Kerry O’Brien nearly broke some news last Friday night. Not news of the normal kind that flows from one of his 7.30 Report interviews where one of his guests says something interesting. No. This time he nearly blurted out a real fair dinkum scoop where a journalist tells his national audience a secret.
The scoop that almost was came when the old red-headed one had finished with the commentary on the new red head and was interrogating opposition leader Tony Abbott.
“Well, let’s come to back to your credibility then if you’re happy to test it,” intoned Kerry in his most serious voice. “There’s confusion about what you really told your party room on Tuesday. According to the official Liberal Party room briefer to journalists, a senior lawyer who one might expect to be pretty good with the facts on detail, you said, according to him, ‘wictory is within our grasp. We are within reach of a famous victory’.”

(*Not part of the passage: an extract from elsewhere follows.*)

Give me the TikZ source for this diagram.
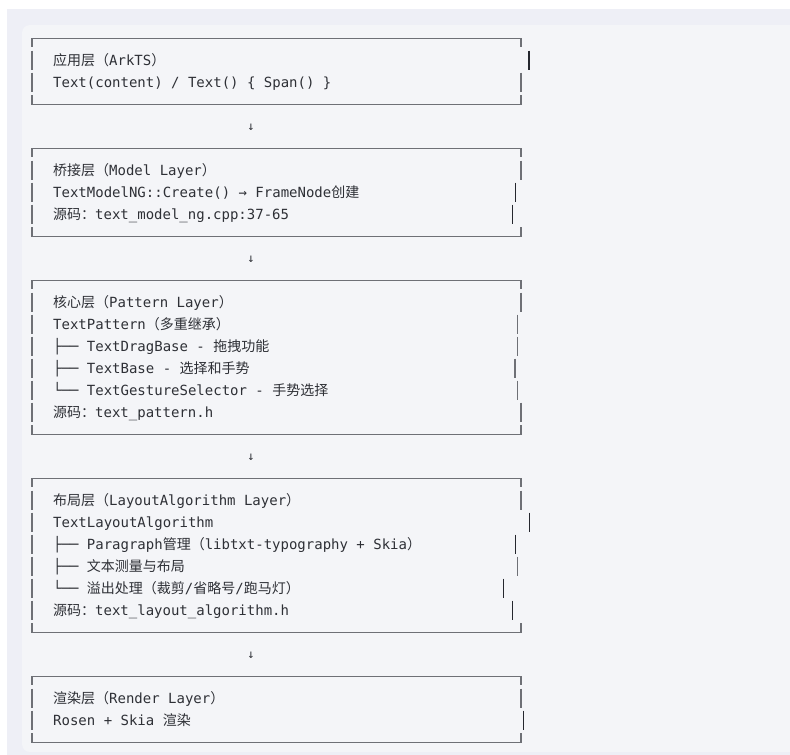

The mysterious official Liberal Party room briefer! The man I wrote about last Wednesday when I noted: “Isn’t it cute how the parliamentary press gallery continues to play the game of not telling us the name of the senior Coalition figure who gives the formal briefing to journalists after the party room meetings.”

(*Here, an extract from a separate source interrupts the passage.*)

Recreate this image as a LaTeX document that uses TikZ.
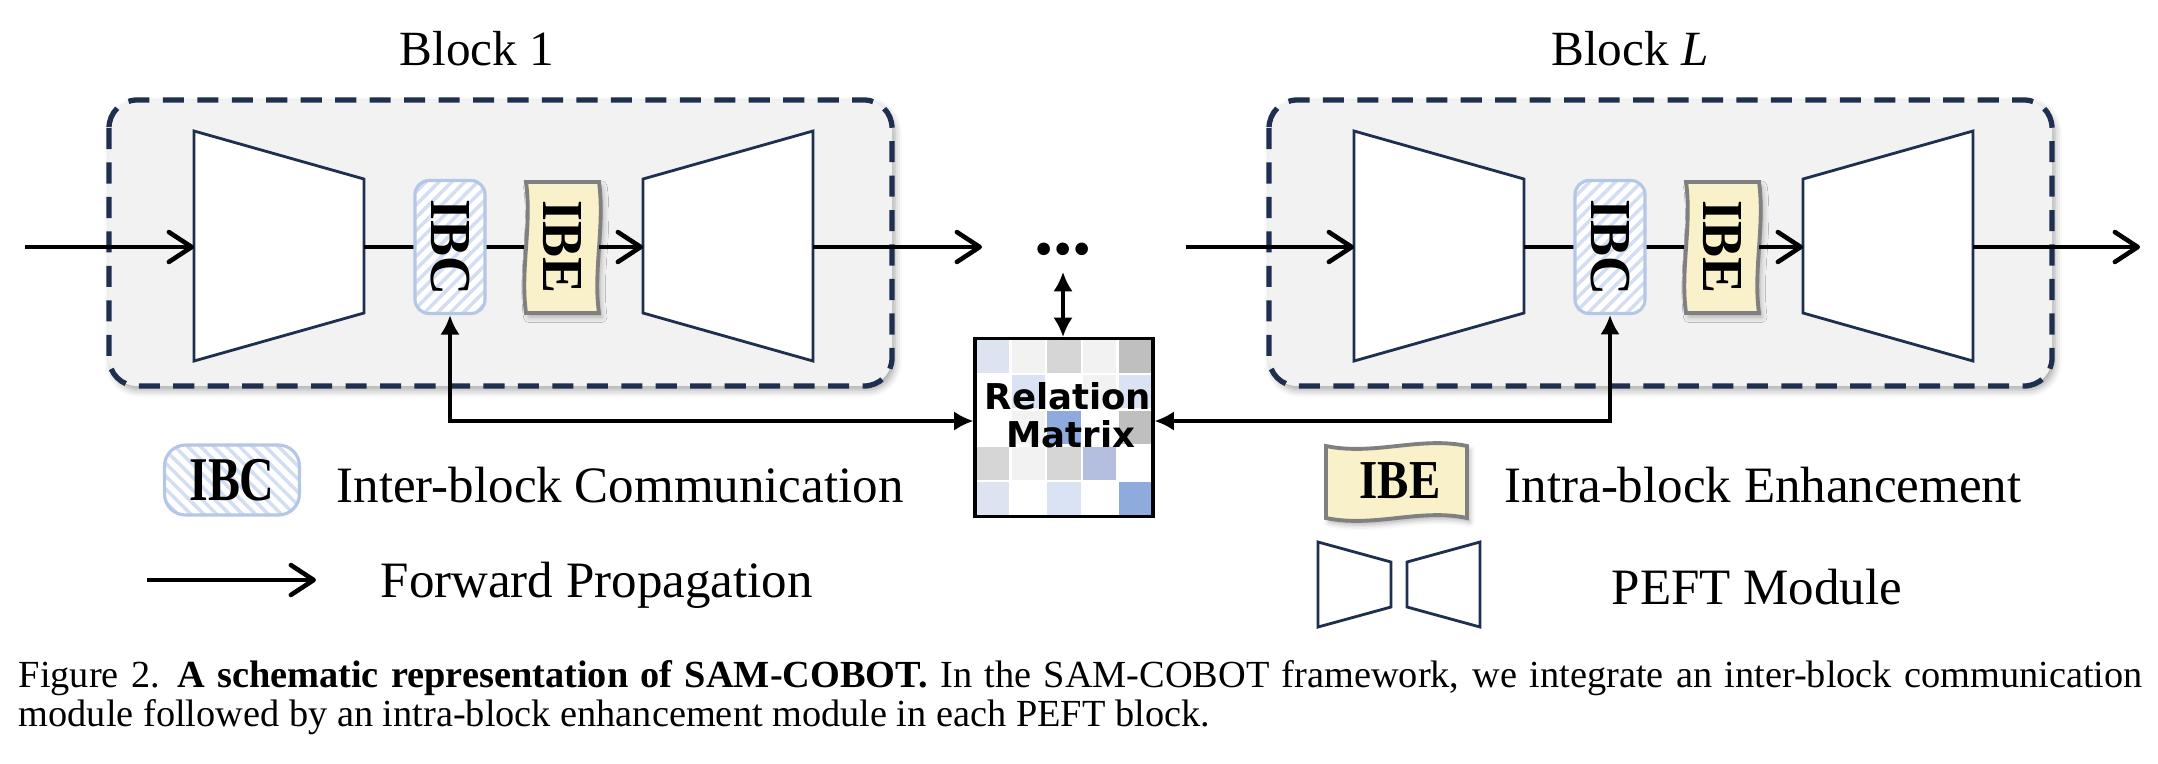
\documentclass[tikz,border=0pt]{standalone}
\usepackage{fontspec}
\setmainfont{Liberation Serif}
\newfontfamily\comicfont{DejaVu Sans}
\usetikzlibrary{arrows.meta,patterns.meta,shadows.blur,calc}
\newdimen\pxu \pxu=0.01cm
\definecolor{navy}{HTML}{1F2F4F}
\definecolor{blockfill}{HTML}{F2F2F2}
\definecolor{ibcborder}{HTML}{B4C7E7}
\definecolor{ibcstripe}{HTML}{D3DEF2}
\definecolor{ibefill}{HTML}{F8F1C9}
\definecolor{ibeborder}{HTML}{808080}
\definecolor{mA}{HTML}{DDE3F0}
\definecolor{mB}{HTML}{F2F2F2}
\definecolor{mC}{HTML}{D6D6D6}
\definecolor{mD}{HTML}{BFBFBF}
\definecolor{mE}{HTML}{DAE3F3}
\definecolor{mF}{HTML}{8FAADC}
\definecolor{mG}{HTML}{B4BFE0}
\definecolor{mW}{HTML}{FFFFFF}
\tikzset{
  blockbox/.style={draw=navy, line width=1.5pt, dash pattern=on 6pt off 3.8pt,
    fill=blockfill, rounded corners=28\pxu,
    blur shadow={shadow xshift=0.8pt, shadow yshift=-1.2pt, shadow opacity=35, shadow blur radius=2pt}},
  trap/.style={draw=navy, line width=0.8pt, fill=white, line join=miter},
  fwd/.style={line width=1.3pt, -{Straight Barb[length=6.5pt,width=8.5pt,round]}},
  fline/.style={line width=1.3pt},
  conn/.style={line width=0.9pt, {Latex[length=5.5pt,width=5.5pt]}-{Latex[length=5.5pt,width=5.5pt]}},
  ibcbox/.style={draw=ibcborder, line width=0.9pt, rounded corners=4pt, inner sep=0pt,
    preaction={fill=white},
    pattern={Lines[angle=45,distance=2.6pt,line width=1pt]}, pattern color=ibcstripe},
  ibeshape/.style={draw=ibeborder, line width=1.1pt, fill=ibefill,
    blur shadow={shadow xshift=0.8pt, shadow yshift=-1.2pt, shadow opacity=30, shadow blur radius=1.5pt}},
  legtext/.style={font=\fontsize{14.5}{17}\selectfont, inner sep=0pt},
  titletext/.style={font=\fontsize{14}{17}\selectfont, inner sep=0pt},
  captext/.style={font=\fontsize{10.9}{13}\selectfont, inner sep=0pt},
  mtext/.style={font=\comicfont\bfseries\fontsize{10.1}{12}\selectfont, inner sep=0pt},
}
\newcommand\blkfont{\fontsize{16.5}{19}\selectfont\bfseries}
\begin{document}
\begin{tikzpicture}[x=0.01cm,y=-0.01cm]
\useasboundingbox (0,0) rectangle (2158,763);

% ---- blocks ----
\foreach \dx/\s in {0/1,1160/L}{
\begin{scope}[xshift=\dx\pxu]
  \draw[blockbox] (109,100) rectangle (892,386);
  \draw[trap] (194,131) -- (364,179) -- (364,313) -- (194,361) -- cycle;
  \coordinate (tl\s) at (194,247);
  \coordinate (tr\s) at (364,247);
  \draw[trap] (643,179) -- (813,131) -- (813,361) -- (643,313) -- cycle;
  \coordinate (ul\s) at (643,247);
  \coordinate (ur\s) at (813,247);
  \draw[fline] (tr\s) -- (450,247);
  \draw[fline] (450,247) -- (562,247);
  \node[ibcbox, minimum width=70\pxu, minimum height=133\pxu] (ibc\s) at (450,247)
     {\rotatebox{-90}{\blkfont\scalebox{0.93}[1]{IBC}}};
  \draw[ibeshape] (526,182) .. controls (532,226) and (520,270) .. (526,313)
     -- (599,313) .. controls (593,270) and (605,226) .. (599,182) -- cycle;
  \node[inner sep=0pt, minimum width=73\pxu, minimum height=131\pxu] (ibe\s) at (562,247)
     {\rotatebox{-90}{\blkfont\scalebox{0.93}[1]{IBE}}};
  \draw[fwd] (ibe\s) -- (ul\s);
\end{scope}
}

% ---- titles ----
\node[titletext, anchor=base] (title1) at (477,65) {Block 1};
\node[titletext, anchor=base] (titleL) at (1630,65) {Block \textit{L}};

% ---- forward arrows ----
\coordinate (in1) at (25,247);
\coordinate (out1) at (982,247);
\coordinate (inL) at (1186,247);
\coordinate (outL) at (2140,247);
\draw[fwd] (in1) -- (tl1);
\draw[fwd] (ur1) -- (out1);
\draw[fwd] (inL) -- (tlL);
\draw[fwd] (urL) -- (outL);

\node[anchor=base, inner sep=0pt, font=\fontsize{22}{26}\selectfont\bfseries] (dots) at (1063,254) {...};

% ---- relation matrix ----
\foreach \c/\r/\col in {
  0/0/mA,1/0/mB,2/0/mC,3/0/mB,4/0/mD,
  0/1/mW,1/1/mE,2/1/mW,3/1/mB,4/1/mE,
  0/2/mW,1/2/mB,2/2/mF,3/2/mW,4/2/mD,
  0/3/mC,1/3/mB,2/3/mC,3/3/mG,4/3/mW,
  0/4/mA,1/4/mW,2/4/mE,3/4/mW,4/4/mF}{
  \fill[\col] ({975+35.6*\c},{338.5+35.6*\r}) rectangle ++(35.6,35.6);
}
\foreach \i in {1,2,3,4}{
  \draw[white, line width=0.7pt] ({975+35.6*\i},338.5) -- ++(0,178);
  \draw[white, line width=0.7pt] (975,{338.5+35.6*\i}) -- ++(178,0);
}
\node[draw=black, line width=0.9pt, minimum size=178\pxu, inner sep=0pt] (rm) at (1064,427.5) {};
\node[mtext, anchor=base] (rel) at (1068,409) {Relation};
\node[mtext, anchor=base] (mat) at (1071,447) {Matrix};

\coordinate (hy) at (0,421);
\coordinate (dd) at (1063,272);
\draw[conn] (ibc1.south) |- (rm.west |- hy);
\draw[conn] (ibcL.south) |- (rm.east |- hy);
\draw[conn] (dd) -- (dd |- rm.north);

% ---- legend ----
\node[ibcbox, pattern={Lines[angle=-45,distance=2.6pt,line width=1pt]},
      minimum width=135\pxu, minimum height=70\pxu, rounded corners=6pt] (libc) at (232,480)
      {\scalebox{0.77}[1]{\fontsize{17.7}{20}\selectfont\bfseries IBC}};
\node[legtext, anchor=base west] (libct) at (336,502) {Inter-block Communication};

\coordinate (fa) at (147,580);
\coordinate (fb) at (316,580);
\draw[fwd] (fa) -- (fb);
\node[legtext, anchor=base west] (lfwd) at (380,597) {Forward Propagation};

\draw[ibeshape] (1326,446) .. controls (1374,456) and (1420,436) .. (1467,446)
   -- (1467,518) .. controls (1420,508) and (1374,528) .. (1326,518) -- cycle;
\node[inner sep=0pt] (libe) at (1400,481) {\scalebox{0.855}[1]{\fontsize{15.6}{18}\selectfont\bfseries IBE}};
\node[legtext, anchor=base west] (libet) at (1504,502) {Intra-block Enhancement};

\draw[trap] (1318,542) -- (1391,562) -- (1391,607) -- (1318,627) -- cycle;
\draw[trap] (1407,562) -- (1480,542) -- (1480,627) -- (1407,607) -- cycle;
\node[legtext, anchor=base west] (lpeft) at (1611,604) {PEFT Module};

% ---- caption ----
\node[captext, anchor=base west] (cap1) at (18,687)
  {\makebox[2124\pxu][s]{Figure 2.\hspace{0.45em}\textbf{A schematic representation of SAM-COBOT.} In the SAM-COBOT framework, we integrate an inter-block communication}};
\node[captext, anchor=base west] (cap2) at (18,726)
  {module followed by an intra-block enhancement module in each PEFT block.};
\end{tikzpicture}
\end{document}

Normally journalists don’t even report that they have been spoon fed a version of what went on but the truth slipped out last week as the gallery members tried to defend themselves from accusations that got their victory quotes wrong. Abbott tried to pretend he had spoken to his colleagues not about the prospect of “a famous victory” but rather made the more mundane assertion that the next election was “certainly winnable, but there’s an enormous long way to go”. The lads and lasses of the gallery were indignant that their honour was being attacked in such a fashion, but such are the rules of the Canberra game they were not prepared to name the name of their key defence witness.
And nor was O’Brien when push came to actually informing his public. Instead he just teased us further with his “senior lawyer who one might expect to be pretty good with the facts on detail” reference and left it at that. Kerry too is clearly still a member of the comfy little political club on the Canberra hill, but at least he had narrowed the field; narrowed it in a way that made the opposition leader decide he had better admit that his earlier denial of the “famous victory” quote was not one of those truths he had written down but one of the spur-of-the-moment variety of comments which was in the “kind-of-a-lie” category.
Thus this little interview interchange:
ABBOTT: Yeah, yeah. That wasn’t all I said. That wasn’t all I said.
O’BRIEN: So you did say that?
ABBOTT: But that wasn’t all I said. And the fact of the matter is no election is unwinnable. No election is unlosable. I’ve always been the underdog and I expect to continue to be the underdog, but I’ve gotta say this: we will put up a very good fight.
O’BRIEN: But you did say that. So you’re confirming that you did say those words: “Victory is within our grasp. We are within reach of a famous victory.”
ABBOTT: There is no doubt we must have been within reach of a famous victory, otherwise the Labor Party would not have dumped their leader in a fit of panic about its prospects.
O’BRIEN: But do you accept that right through the campaign these words are going to come back to haunt you about what is gospel truth, something that you will read from a prepared text and whenever you’re shooting from the hip, as we are in this interview?
ABBOTT: Look, Kerry, Kerry, you had a good night with me a few weeks ago.
O’BRIEN: This isn’t about me having good nights with you, Mr Abbott; this is about your credibility.
ABBOTT: But the point is, Kerry, I will let the Australian public make a judgment about me. That’s what happens in politics. But I tell you what: the Labor Party made a judgment about me this week. They made a judgment that if they stayed with Kevin Rudd, they were gonna lose.
There are many conclusions that might be drawn from this amusing little political sideshow but I will just conclude with one. George Brandis SC, shadow attorney general and deputy leader of the opposition in the Senate, is not a man who Abbott wanted to provoke by suggesting for a second time he had got his words wrong when briefing the press after a Liberal Party party meeting.